DeRozan averages 19.1 points, 6.4 rebounds, averaging 4.3 free-throws per game. Ross posts 18.1 points and 5.6 rebounds and makes 2.5 three-point shots a game. However, he only shoots 1.2 free-throws per game. Last Tuesday, Braedon Clark wrote "For someone so athletic, Ross should be making a living at the free-throw line, but...lets his athleticism work against him by avoiding contact too much." DeRozan was not much better his rookie season, being a crazy athlete as well, but has taken steps to improve the number of free-throws he takes per game, 4.3 in 36.7 minutes of play last season, as well as hitting them at a success rate of 83.1 percent. He still has work to do, but has definitely shown improvement. It's up to Ross now to take after his teammate and work his way to the charity stripe and improve his percentage from the line to contribute further.

Unfortunately for the two of them, they finished with negative plus-minus ratings per game their rookie seasons. DeRozan averaged -3.0 per-game while Ross logged -0.9 per-game. The former took more shots and had a bigger role on the team his rookie season than Ross did last season, so this is definitely understandable.

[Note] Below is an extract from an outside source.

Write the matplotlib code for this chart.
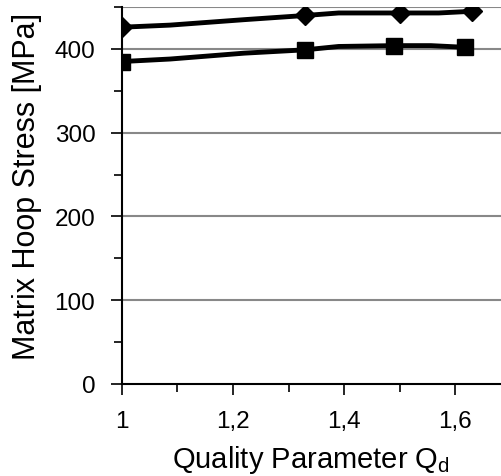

The next step and what Raptors fans surely want is for both to capitalize on their athleticism. They're both extremely gifted and must learn to use their bodies to their advantage, drawing contact and not only earning freebies at the line, but making them when they get there. Also, being bigger than most two-guards, they have a gift of being able to be defensive stoppers at that position. They must now learn to move their feet well and read their opponent, something that will only come with practice and repetition.

For his sake more than ours, I sincerely hope Ross shows great signs of maturity and growth this season after an up and down rookie season and disappointing Summer League to kick off his sophomore year. DeRozan did it and is continuing to progress, now it's time for the Slam Dunk Champion to step up to the plate.